3G Networks Are Shutting Down: How This Affects Your Devices

Source: Cnet.com

Two decades ago when most phones just made calls, the first 3G networks ushered in the era of wireless data. They made it possible to use apps on our phones, integrate GPS systems with our cars and do lots of other tasks on the go. But as carriers transitioned to 4G LTE networks and now to 5G, they’re shutting down 3G for good this year. As a result, some devices and services will lose service.

Of the three largest carriers, AT&T went first by shutting down its 3G service on Tuesday, Feb. 22. T-Mobile will follow on March 31, and Verizon will wrap it up on Dec. 31. (For the plans of smaller carriers like Cricket and Boost, see below.)

How the shutdowns will affect you depends on a few things. If you have a phone released no earlier than 2015, you should be fine. If you’re unsure, each carrier has a full list of devices that will continue to operate on their current network. If you will be affected, your carrier should have told you by now (a process they began years ago) and offered to replace outdated devices with new ones that connect to 4G LTE networks.

Roger Entner, an analyst at Recon Analytics, said the number of people using 3G-only phones today is small, only in the hundreds of thousands.

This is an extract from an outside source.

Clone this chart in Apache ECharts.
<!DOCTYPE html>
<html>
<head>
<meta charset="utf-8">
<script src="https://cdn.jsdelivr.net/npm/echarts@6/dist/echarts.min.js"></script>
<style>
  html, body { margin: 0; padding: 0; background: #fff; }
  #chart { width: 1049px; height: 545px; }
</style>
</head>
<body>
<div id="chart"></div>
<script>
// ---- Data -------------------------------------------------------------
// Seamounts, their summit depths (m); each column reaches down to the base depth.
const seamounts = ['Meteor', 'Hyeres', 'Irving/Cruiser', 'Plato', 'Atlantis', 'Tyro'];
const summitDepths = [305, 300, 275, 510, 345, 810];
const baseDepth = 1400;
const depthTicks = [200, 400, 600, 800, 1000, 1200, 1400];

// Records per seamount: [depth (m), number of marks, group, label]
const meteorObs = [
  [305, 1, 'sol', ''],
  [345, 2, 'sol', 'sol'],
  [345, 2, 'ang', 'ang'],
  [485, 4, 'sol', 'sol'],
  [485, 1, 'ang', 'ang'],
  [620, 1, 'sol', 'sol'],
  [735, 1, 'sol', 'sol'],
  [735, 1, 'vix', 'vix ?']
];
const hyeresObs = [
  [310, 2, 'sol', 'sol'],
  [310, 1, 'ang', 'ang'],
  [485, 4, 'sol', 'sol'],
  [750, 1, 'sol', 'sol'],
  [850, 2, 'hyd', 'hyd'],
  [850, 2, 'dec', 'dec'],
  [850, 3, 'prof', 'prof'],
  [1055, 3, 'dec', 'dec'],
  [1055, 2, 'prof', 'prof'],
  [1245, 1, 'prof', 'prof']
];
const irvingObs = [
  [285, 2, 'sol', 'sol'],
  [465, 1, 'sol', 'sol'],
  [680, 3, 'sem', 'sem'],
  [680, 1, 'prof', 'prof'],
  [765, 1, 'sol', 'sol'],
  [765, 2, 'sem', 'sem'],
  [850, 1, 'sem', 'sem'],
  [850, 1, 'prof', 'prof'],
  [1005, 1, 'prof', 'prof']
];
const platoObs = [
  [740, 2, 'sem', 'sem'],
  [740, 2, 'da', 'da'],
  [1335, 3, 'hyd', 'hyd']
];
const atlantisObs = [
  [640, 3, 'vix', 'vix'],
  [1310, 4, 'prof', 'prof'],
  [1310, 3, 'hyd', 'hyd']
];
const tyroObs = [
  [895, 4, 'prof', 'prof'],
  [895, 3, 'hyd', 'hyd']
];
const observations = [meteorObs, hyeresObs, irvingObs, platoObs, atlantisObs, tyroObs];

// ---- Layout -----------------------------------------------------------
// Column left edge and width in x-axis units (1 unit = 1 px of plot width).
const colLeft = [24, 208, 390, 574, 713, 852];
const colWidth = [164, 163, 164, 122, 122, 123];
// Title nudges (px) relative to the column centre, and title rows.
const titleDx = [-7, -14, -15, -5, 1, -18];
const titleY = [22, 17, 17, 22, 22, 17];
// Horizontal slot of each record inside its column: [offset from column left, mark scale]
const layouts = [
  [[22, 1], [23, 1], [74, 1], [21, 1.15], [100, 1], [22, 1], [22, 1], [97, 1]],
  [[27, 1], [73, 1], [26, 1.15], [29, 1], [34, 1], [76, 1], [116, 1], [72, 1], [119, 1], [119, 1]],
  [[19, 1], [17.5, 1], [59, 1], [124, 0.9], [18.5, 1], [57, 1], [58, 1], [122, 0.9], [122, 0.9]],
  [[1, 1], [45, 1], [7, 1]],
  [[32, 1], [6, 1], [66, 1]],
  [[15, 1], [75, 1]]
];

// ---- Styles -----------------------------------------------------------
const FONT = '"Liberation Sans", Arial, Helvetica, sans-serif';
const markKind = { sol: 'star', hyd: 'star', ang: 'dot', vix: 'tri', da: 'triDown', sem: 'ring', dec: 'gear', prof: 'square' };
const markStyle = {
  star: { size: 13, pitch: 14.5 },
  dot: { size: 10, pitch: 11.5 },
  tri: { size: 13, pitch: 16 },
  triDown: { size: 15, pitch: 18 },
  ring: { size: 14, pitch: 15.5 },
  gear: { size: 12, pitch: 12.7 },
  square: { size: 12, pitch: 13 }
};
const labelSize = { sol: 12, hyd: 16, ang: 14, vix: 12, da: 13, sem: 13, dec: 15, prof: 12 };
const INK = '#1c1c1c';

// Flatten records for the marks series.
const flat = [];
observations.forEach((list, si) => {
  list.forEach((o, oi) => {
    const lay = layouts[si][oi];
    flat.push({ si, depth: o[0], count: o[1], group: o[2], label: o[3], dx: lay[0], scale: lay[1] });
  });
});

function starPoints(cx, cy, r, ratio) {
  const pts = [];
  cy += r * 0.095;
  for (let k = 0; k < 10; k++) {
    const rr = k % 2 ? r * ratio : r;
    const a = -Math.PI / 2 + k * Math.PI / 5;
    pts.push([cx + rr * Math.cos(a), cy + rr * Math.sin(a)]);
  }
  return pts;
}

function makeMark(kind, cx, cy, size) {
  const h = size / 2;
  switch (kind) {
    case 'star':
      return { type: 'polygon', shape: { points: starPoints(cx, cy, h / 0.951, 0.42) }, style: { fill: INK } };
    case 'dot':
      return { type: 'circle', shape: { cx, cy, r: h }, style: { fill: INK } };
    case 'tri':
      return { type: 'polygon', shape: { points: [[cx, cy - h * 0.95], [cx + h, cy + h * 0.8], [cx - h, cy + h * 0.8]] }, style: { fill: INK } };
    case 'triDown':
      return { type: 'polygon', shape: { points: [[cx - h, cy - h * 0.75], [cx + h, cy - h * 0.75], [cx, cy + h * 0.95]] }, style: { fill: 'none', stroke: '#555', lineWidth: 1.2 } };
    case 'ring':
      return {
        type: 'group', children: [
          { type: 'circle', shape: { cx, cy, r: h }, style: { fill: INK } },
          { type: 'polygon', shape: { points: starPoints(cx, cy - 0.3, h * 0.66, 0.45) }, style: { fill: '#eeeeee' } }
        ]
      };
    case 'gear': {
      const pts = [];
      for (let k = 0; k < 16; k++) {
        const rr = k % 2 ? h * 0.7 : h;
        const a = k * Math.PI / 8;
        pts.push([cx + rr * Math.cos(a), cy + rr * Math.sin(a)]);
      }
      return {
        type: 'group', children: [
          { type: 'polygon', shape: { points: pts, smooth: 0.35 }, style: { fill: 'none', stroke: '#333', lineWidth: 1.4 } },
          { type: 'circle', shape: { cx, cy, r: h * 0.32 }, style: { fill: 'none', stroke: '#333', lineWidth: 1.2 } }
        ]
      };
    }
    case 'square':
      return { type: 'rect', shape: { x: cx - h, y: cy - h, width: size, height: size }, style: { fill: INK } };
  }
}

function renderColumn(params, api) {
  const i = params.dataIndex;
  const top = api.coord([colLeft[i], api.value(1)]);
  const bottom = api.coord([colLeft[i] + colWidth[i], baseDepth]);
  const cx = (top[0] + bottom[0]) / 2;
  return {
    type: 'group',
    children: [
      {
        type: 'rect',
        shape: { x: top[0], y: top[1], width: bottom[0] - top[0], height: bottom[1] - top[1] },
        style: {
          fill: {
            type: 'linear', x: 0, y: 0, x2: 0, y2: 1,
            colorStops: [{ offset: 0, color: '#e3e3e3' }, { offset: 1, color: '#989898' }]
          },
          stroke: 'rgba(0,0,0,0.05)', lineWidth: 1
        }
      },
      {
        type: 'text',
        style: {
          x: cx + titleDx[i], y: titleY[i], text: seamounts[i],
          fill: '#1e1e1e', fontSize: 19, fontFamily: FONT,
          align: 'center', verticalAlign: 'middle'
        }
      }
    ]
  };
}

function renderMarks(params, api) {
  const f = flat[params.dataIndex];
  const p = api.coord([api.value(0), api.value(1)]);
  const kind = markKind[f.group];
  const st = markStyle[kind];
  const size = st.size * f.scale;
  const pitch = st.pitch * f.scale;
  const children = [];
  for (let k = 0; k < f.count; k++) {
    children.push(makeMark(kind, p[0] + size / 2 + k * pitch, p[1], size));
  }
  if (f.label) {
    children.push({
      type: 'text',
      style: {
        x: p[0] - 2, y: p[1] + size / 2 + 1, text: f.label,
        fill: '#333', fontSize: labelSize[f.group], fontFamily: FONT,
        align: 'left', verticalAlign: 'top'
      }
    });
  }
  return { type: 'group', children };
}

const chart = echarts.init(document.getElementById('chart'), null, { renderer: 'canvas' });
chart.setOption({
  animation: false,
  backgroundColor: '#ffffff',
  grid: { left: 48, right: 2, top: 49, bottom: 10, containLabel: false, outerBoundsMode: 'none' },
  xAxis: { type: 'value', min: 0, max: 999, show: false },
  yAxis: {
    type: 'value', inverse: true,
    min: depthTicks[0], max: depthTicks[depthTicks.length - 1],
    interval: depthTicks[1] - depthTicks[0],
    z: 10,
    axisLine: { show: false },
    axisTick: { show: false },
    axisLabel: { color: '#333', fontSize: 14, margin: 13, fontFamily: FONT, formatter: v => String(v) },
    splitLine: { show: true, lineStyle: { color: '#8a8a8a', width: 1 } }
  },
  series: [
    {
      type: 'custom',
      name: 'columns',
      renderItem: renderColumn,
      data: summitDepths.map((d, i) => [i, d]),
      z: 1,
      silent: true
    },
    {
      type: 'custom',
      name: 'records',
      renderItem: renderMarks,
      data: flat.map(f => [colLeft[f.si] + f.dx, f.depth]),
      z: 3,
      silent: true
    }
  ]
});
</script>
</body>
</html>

He expects that many affected people haven’t upgraded their 3G phones either because they’ve forgotten to do it or they’ve kept an old phone stashed in a glove compartment for emergencies.

If you’re in that group, you will need to act. Older devices that won’t be migrated to 4G LTE or 5G will become functionally useless when 3G goes away for good: They’ll still power on, but won’t be able to connect to a network. And it’s not just phones that will be affected. The shutdowns also will hit tech like auto navigation systems, alarm systems, early e-readers and other internet of things (IoT) gadgets that have relied on 3G networks for data.